____ COLLECTED MATERIAL

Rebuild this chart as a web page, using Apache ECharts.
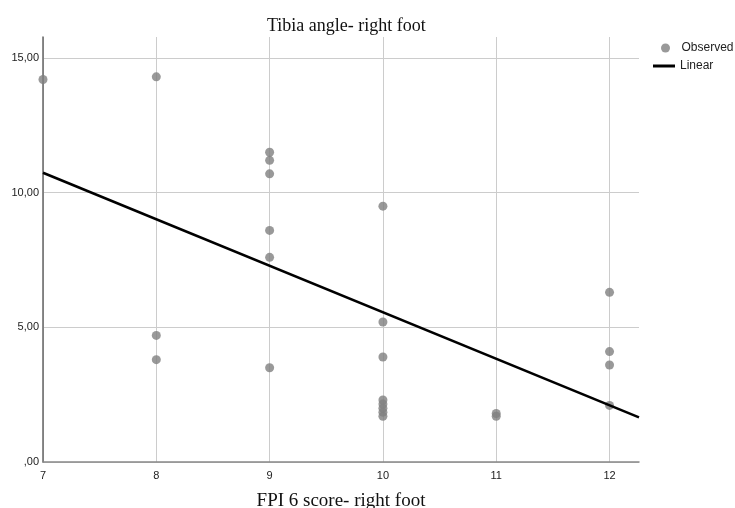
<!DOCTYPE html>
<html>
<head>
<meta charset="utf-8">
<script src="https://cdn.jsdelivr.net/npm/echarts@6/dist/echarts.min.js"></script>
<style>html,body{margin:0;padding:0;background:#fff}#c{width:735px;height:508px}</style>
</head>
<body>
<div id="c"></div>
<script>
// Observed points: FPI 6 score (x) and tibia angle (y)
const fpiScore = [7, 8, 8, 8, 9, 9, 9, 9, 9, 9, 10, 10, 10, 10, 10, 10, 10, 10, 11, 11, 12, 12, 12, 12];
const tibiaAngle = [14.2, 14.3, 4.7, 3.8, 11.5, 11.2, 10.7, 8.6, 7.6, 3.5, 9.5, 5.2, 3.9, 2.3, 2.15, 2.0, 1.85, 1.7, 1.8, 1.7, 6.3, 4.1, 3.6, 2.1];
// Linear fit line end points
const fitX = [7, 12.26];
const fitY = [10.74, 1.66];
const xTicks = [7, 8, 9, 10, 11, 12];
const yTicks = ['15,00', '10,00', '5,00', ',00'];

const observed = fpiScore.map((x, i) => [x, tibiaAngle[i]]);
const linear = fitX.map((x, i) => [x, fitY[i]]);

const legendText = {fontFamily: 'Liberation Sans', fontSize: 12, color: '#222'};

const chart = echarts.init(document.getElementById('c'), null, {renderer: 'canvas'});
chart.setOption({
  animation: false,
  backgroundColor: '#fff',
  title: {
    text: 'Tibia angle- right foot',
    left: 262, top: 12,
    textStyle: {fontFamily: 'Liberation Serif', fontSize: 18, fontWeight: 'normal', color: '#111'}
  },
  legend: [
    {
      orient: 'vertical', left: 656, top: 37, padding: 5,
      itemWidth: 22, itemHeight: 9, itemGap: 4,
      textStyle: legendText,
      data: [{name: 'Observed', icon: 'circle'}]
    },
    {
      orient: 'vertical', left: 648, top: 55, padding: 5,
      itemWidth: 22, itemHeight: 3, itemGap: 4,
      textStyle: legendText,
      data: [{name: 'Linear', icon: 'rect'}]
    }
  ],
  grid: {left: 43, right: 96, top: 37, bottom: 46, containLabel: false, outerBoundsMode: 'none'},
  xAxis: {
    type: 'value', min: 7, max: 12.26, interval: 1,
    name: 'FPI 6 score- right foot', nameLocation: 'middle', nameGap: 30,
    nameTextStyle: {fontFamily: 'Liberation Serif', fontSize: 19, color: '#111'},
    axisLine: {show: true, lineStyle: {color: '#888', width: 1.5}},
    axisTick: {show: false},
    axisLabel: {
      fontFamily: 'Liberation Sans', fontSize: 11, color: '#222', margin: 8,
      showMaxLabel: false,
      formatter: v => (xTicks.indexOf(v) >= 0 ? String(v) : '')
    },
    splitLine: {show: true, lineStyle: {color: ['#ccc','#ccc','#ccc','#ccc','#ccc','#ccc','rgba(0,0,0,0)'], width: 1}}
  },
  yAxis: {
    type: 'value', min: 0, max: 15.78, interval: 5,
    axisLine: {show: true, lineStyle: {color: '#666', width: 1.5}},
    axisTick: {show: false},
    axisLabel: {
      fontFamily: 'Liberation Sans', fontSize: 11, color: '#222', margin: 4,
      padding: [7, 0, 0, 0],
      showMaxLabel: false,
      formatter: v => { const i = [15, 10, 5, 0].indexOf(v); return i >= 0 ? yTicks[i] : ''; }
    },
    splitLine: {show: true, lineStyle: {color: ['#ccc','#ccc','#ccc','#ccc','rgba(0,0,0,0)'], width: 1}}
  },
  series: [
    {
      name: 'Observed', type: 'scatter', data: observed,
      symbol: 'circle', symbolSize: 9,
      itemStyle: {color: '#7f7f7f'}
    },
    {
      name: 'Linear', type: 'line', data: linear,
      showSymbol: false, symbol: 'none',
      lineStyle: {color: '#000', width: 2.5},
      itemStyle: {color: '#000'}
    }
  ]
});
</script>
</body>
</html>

________

__GOAL OF THE EXERCISE__
Repeat the listing verbatim. Skip the pictures.

__COMPLETE OUTPUT__
Rebuild this chart as a web page, using Apache ECharts.
<!DOCTYPE html>
<html>
<head>
<meta charset="utf-8">
<script src="https://cdn.jsdelivr.net/npm/echarts@6/dist/echarts.min.js"></script>
<style>html,body{margin:0;padding:0;background:#fff}#c{width:735px;height:508px}</style>
</head>
<body>
<div id="c"></div>
<script>
// Observed points: FPI 6 score (x) and tibia angle (y)
const fpiScore = [7, 8, 8, 8, 9, 9, 9, 9, 9, 9, 10, 10, 10, 10, 10, 10, 10, 10, 11, 11, 12, 12, 12, 12];
const tibiaAngle = [14.2, 14.3, 4.7, 3.8, 11.5, 11.2, 10.7, 8.6, 7.6, 3.5, 9.5, 5.2, 3.9, 2.3, 2.15, 2.0, 1.85, 1.7, 1.8, 1.7, 6.3, 4.1, 3.6, 2.1];
// Linear fit line end points
const fitX = [7, 12.26];
const fitY = [10.74, 1.66];
const xTicks = [7, 8, 9, 10, 11, 12];
const yTicks = ['15,00', '10,00', '5,00', ',00'];

const observed = fpiScore.map((x, i) => [x, tibiaAngle[i]]);
const linear = fitX.map((x, i) => [x, fitY[i]]);

const legendText = {fontFamily: 'Liberation Sans', fontSize: 12, color: '#222'};

const chart = echarts.init(document.getElementById('c'), null, {renderer: 'canvas'});
chart.setOption({
  animation: false,
  backgroundColor: '#fff',
  title: {
    text: 'Tibia angle- right foot',
    left: 262, top: 12,
    textStyle: {fontFamily: 'Liberation Serif', fontSize: 18, fontWeight: 'normal', color: '#111'}
  },
  legend: [
    {
      orient: 'vertical', left: 656, top: 37, padding: 5,
      itemWidth: 22, itemHeight: 9, itemGap: 4,
      textStyle: legendText,
      data: [{name: 'Observed', icon: 'circle'}]
    },
    {
      orient: 'vertical', left: 648, top: 55, padding: 5,
      itemWidth: 22, itemHeight: 3, itemGap: 4,
      textStyle: legendText,
      data: [{name: 'Linear', icon: 'rect'}]
    }
  ],
  grid: {left: 43, right: 96, top: 37, bottom: 46, containLabel: false, outerBoundsMode: 'none'},
  xAxis: {
    type: 'value', min: 7, max: 12.26, interval: 1,
    name: 'FPI 6 score- right foot', nameLocation: 'middle', nameGap: 30,
    nameTextStyle: {fontFamily: 'Liberation Serif', fontSize: 19, color: '#111'},
    axisLine: {show: true, lineStyle: {color: '#888', width: 1.5}},
    axisTick: {show: false},
    axisLabel: {
      fontFamily: 'Liberation Sans', fontSize: 11, color: '#222', margin: 8,
      showMaxLabel: false,
      formatter: v => (xTicks.indexOf(v) >= 0 ? String(v) : '')
    },
    splitLine: {show: true, lineStyle: {color: ['#ccc','#ccc','#ccc','#ccc','#ccc','#ccc','rgba(0,0,0,0)'], width: 1}}
  },
  yAxis: {
    type: 'value', min: 0, max: 15.78, interval: 5,
    axisLine: {show: true, lineStyle: {color: '#666', width: 1.5}},
    axisTick: {show: false},
    axisLabel: {
      fontFamily: 'Liberation Sans', fontSize: 11, color: '#222', margin: 4,
      padding: [7, 0, 0, 0],
      showMaxLabel: false,
      formatter: v => { const i = [15, 10, 5, 0].indexOf(v); return i >= 0 ? yTicks[i] : ''; }
    },
    splitLine: {show: true, lineStyle: {color: ['#ccc','#ccc','#ccc','#ccc','rgba(0,0,0,0)'], width: 1}}
  },
  series: [
    {
      name: 'Observed', type: 'scatter', data: observed,
      symbol: 'circle', symbolSize: 9,
      itemStyle: {color: '#7f7f7f'}
    },
    {
      name: 'Linear', type: 'line', data: linear,
      showSymbol: false, symbol: 'none',
      lineStyle: {color: '#000', width: 2.5},
      itemStyle: {color: '#000'}
    }
  ]
});
</script>
</body>
</html>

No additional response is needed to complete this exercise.